Choosing to Choose my Battles

I have decided that Mondays for me have finally earned the reputation that many have had of the day. A day for the blues and the blahs and the battles. I glance back over my private journal for a while and notice that Mondays seem to be days that talk about the lows and the weariness.

For a while I have tried unsuccessfully to work my way through the battle of the Monday Lows. All that has seemed to do is to to make things worse and to make Tuesdays to be bad days also. Almost like the shear act of battling my Monday lows reduced the energy available for what Tuesday will bring. So I just postpone the crash until Tuesday and then I am able to function for the rest of the week through Sunday’s full day of ministry (3 worship services). Today I decided that I have had enough of that futile battle with Monday.

Ready for the big, huge announcement? Here it comes: I decided to move my day off from Friday to Monday. How’s that for earth shaking?

When I first started here I tried the Monday day off thing (somewhat of a tradition with Pastors) but changed to Friday because where I moved from Friday worked out much better for me and I was still in that rhythm. And that has worked out fine until my Mondays began to fall apart. I am noticing that while I have been making some headway (and sparking some internal resistance) in my attitudes toward Self and life and stuff while working on my depression, I am still susceptible to personal energy fluctuations. I think as I find myself dealing with more emotional issues and facing some tough choices in my spiritual life that I am using up a lot more energy than I imagine.

So Mondays have become my low energy days after expending so much with preaching and worship leadership. I know from past experience that when I give myself permission to rest and recover, that I do regain that energy much faster than if I feel like I can’t allow myself that space for healing.
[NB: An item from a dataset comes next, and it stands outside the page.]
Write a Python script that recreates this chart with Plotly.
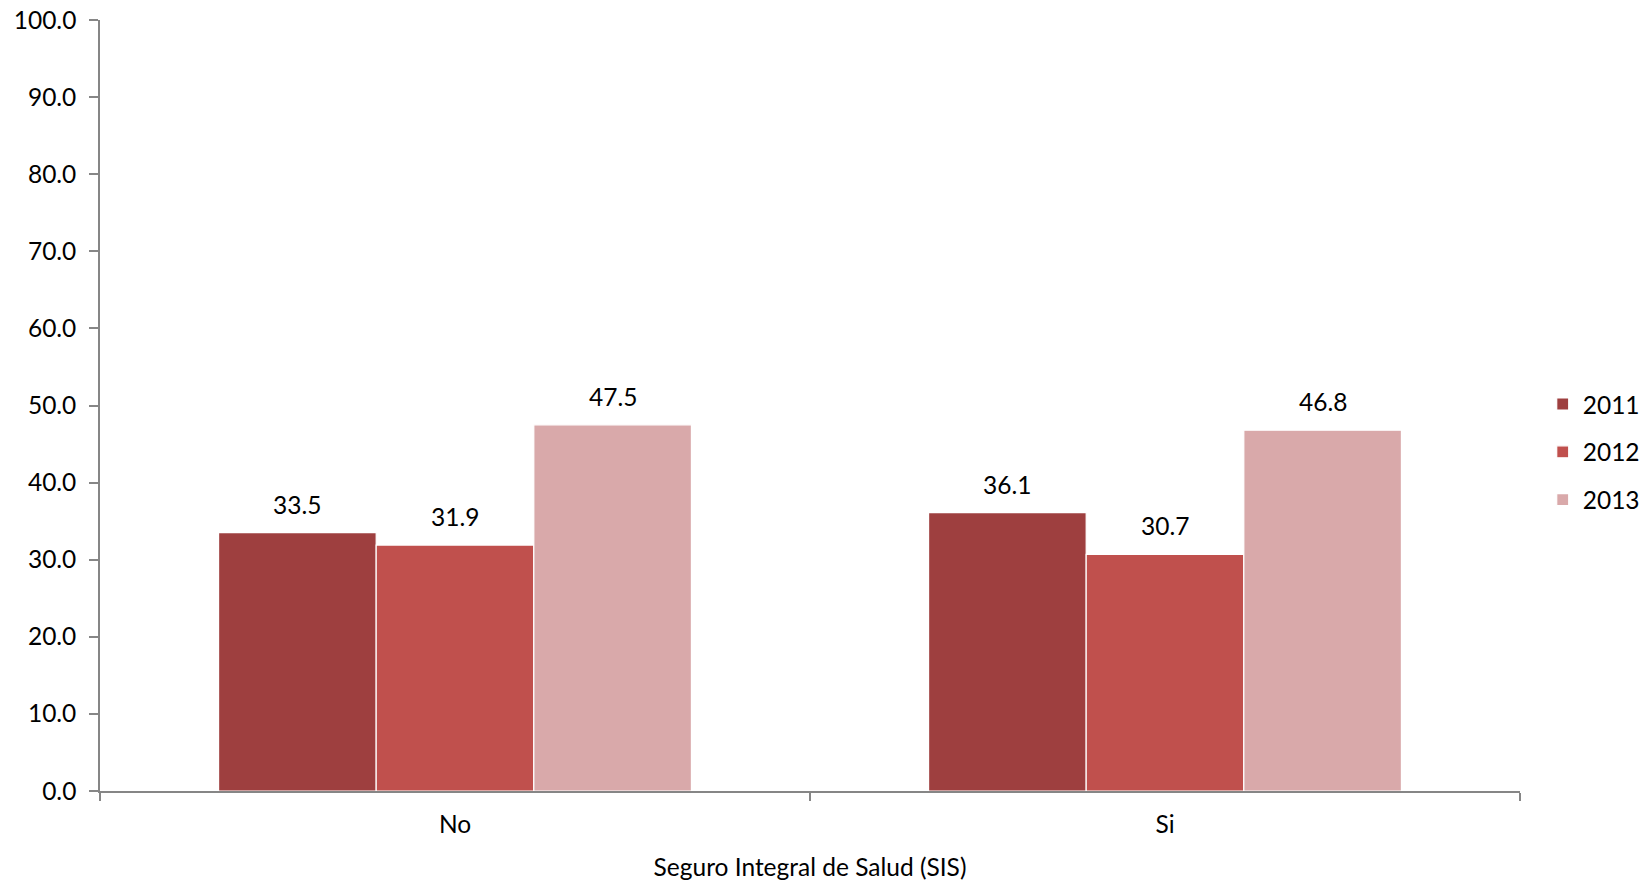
import plotly.graph_objects as go

categories = ["No", "Si"]
years = ["2011", "2012", "2013"]
values_2011 = [33.5, 36.1]
values_2012 = [31.9, 30.7]
values_2013 = [47.5, 46.8]
series_values = [values_2011, values_2012, values_2013]
colors = ["#9E3F3F", "#C0504D", "#D9A9AA"]
y_ticks = [0, 10, 20, 30, 40, 50, 60, 70, 80, 90, 100]

FONT = "Lato"
FS = 24.5
BARGAP = 0.334

fig = go.Figure()
for k, (yr, vals, col) in enumerate(zip(years, series_values, colors)):
    fig.add_trace(go.Bar(
        x=categories, y=vals, name=yr, legendgroup=yr,
        marker=dict(color=col, line=dict(color="white", width=1.2)),
    ))

# data labels placed over each grouped bar
n = len(years)
w = (1 - BARGAP) / n
for k, vals in enumerate(series_values):
    for i, v in enumerate(vals):
        xc = i - (1 - BARGAP) / 2 + w * (k + 0.5)
        fig.add_annotation(x=xc, y=v, text=f"{v:.1f}", showarrow=False,
                           yanchor="bottom", yshift=12,
                           font=dict(family=FONT, size=FS, color="black"))

fig.update_layout(
    width=1647, height=881,
    margin=dict(l=100, r=127, t=20, b=90, autoexpand=False),
    paper_bgcolor="white", plot_bgcolor="white",
    barmode="group", bargap=BARGAP, bargroupgap=0,
    font=dict(family=FONT, size=FS, color="black"),
    legend=dict(x=1.016, xanchor="left", y=0.531, yanchor="top",
                font=dict(family=FONT, size=FS), tracegroupgap=13,
                bgcolor="rgba(0,0,0,0)"),
    xaxis=dict(
        type="category", showline=True, linecolor="#868686", linewidth=1.5,
        ticks="outside", tickson="boundaries", ticklen=8, tickcolor="#868686",
        tickwidth=1.5, showgrid=False, ticklabelstandoff=11, automargin=False,
        title=dict(text="Seguro Integral de Salud (SIS)", standoff=22,
                   font=dict(family=FONT, size=FS)),
        range=[-0.5, 1.5],
    ),
    yaxis=dict(
        range=[0, 100], tickvals=y_ticks, tickformat=".1f",
        showline=True, linecolor="#868686", linewidth=1.5,
        ticks="outside", ticklen=9, tickcolor="#868686", tickwidth=1.5,
        showgrid=False, zeroline=False, ticklabelstandoff=8, automargin=False,
        ticklabeloverflow="allow",
    ),
)

fig.write_html("out.html", config={"displayModeBar": False},
               post_script="document.body.style.margin='0';")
That will all begin next week because I had a couple things that I have needed to do for a while and that I need to do early this Holy Week that I had to work my way through. And with a lot of prayer and a couple labyrinth walks I have been able to make progress with today. But I will be looking forward to a better energy rhythm that will hopefully free me up to not be so vulnerable to crashing.

It’s not easy, but I have to learn to listen to my own body and the clues it is telling me. Now if I can only listen to my body shouting that it wants to exercise, I will be another step closer to freedom. That’s another battle altogether.